It Will Be a Long Time Before the Yankees See Another Player Like Derek Jeter

Jeter's retirement after the 2014 marks the end of an era for the Yankees

Since Babe Ruth first donned pinstripes in 1920, the Yankees have provided each generation with the privilege of watching an iconic player in their lineup on a daily basis.

With Derek Jeter’s announcement that he will retire after the 2014 season, the current era of fans will get one last chance to see a player who helped transform a franchise.

It’s easy to look at the Yankees now and consider anything but a playoff appearance a lost season -- 17 trips to the postseason and five World Series championships in the last 19 years have a way of spoiling a fan base.

But Jeter came to the Yankees in 1995, when the team was going through a championship drought like it hadn’t experienced since it changed its named from the Highlanders to the Yankees in 1913.

A baby-faced Jeter had just 12 hits in 51 plate appearances in 1995, and though he wasn’t on the postseason roster, the Yankees made the playoffs for the first time since 1981.

Entering the 1996 season, impatient owner George Steinbrenner wasn’t convinced Jeter was the answer and nearly traded away a young pitcher by the name of Mariano Rivera to the Seattle Mariners for a more experienced player at shortstop. New manager Joe Torre and the rest of the front office talked Steinbrenner into holding onto Jeter and gave him the starting job.

The rest, as they say, is history.

Jeter would lead the team in hits in 1996 and capture the American League Rookie of the Year trophy, en route to the Yankees’ first World Series ring since 1978. Winning four World Series over the next five seasons -- sporting an unbelievable 16-3 record in the Fall Classic -- the Yankees erupted as the most dominant team in baseball.

The success of the Yankees led to Jeter becoming the face not just of the franchise but of the entire city.

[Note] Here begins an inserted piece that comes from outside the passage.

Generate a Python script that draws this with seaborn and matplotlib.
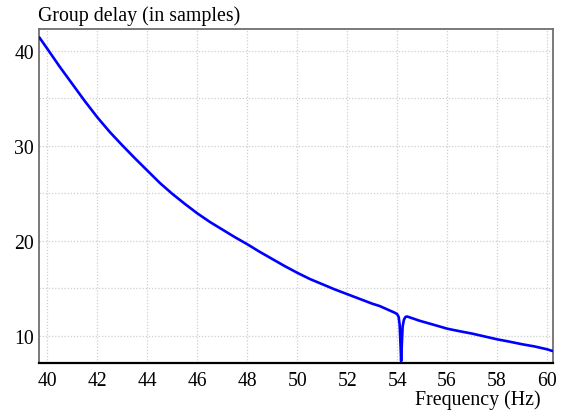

From a cameo on the hit show "Seinfeld" to a hosting gig on "Saturday Night Live," Jeter transcended the game and became a mainstream celebrity. Like Michael Jordan before him, he was signed by Nike and Gatorade to lucrative endorsement deals.

In the tabloids, Jeter was rumored to be romantically linked to the hottest names in modeling, music and Hollywood -- and still is to this day.

Through all the off-the-field headlines, Jeter continued to produce like no other Yankee before him.

Jeter is the franchise’s all-time leader in hits -- surpassing Ruth, Lou Gehrig, Mickey Mantle and Yogi Berra along the way. With more doubles than Joe DiMaggio and Don Mattingly, he is just nine doubles shy of tying Gehrig for the most in team history.

A 13-time AL All-Star and two-time World Series Most Valuable Player, Jeter was always one of the best players in the game -- yet he seemed magically to take his game to the next level when it mattered most.

No player in MLB history has more hits, doubles, triples or runs scored in the playoffs than Jeter, and his five World Series rings are the sixth-most all-time.

From his miraculous flip to home plate in throwing out Jeremy Giambi in the 2001 AL Division Series to recklessly running into the stands to make a diving catch against the Boston Red Sox in 2004, Jeter's tremendous sense of the moment allowed him to make more than a few defensive plays he had no business making.

With New York grieving in the days after 9/11, Jeter and the Yankees provided a much-needed distraction when they clinched a berth in the 2001 World Series. The tragedy forced the season to be delayed and marked the first time the World Series would ever be played in November.

And though the team would end up losing in seven games to the Arizona Diamondbacks, Jeter’s game-winning home run in Game Four, just after the clock struck midnight and turned the calendar over to November, sent the town into a frenzy and gave birth to the nickname “Mr. November.”

In a clubhouse with longtime teammates Rivera, Bernie Williams, Jorge Posada and Andy Pettite, Jeter’s grit and cool demeanor made him the undeniable leader. He wasn’t just given the title of team captain. He earned it.

Whenever the Yankees decide to hold the ceremony, Jeter’s number is a lock to be retired along with all the other legendary single-digit immortals that line the wall in Monument Park at Yankee Stadium. And at a time when so many greats are being kept out of Cooperstown due to steroid allegations, Jeter’s clean reputation and more than 3,000 hits throughout his career make him a likely rare first-ballot Hall of Famer.

After 19 years, it’s hard to imagine the Yankees without Jeter in the everyday lineup. An injury-plagued 2013 made the transition seem a little more inevitable, though his announcement has a sense of reality attached to it more striking than anyone could’ve imagined.

It’s not hyperbole to say it will be a long time before we see anyone like Jeter in a Yankee uniform again. With Robinson Cano’s departure and no standout prospects in the pipeline, there’s no telling when the next time is we’ll see a player homegrown by the team who can cement their name into the Yankees’ storied record books.

The Yankees can spend however much they want on free agents, but there’s only one Jeter -- and his contributions to the team, as well as to the game of baseball, have been priceless.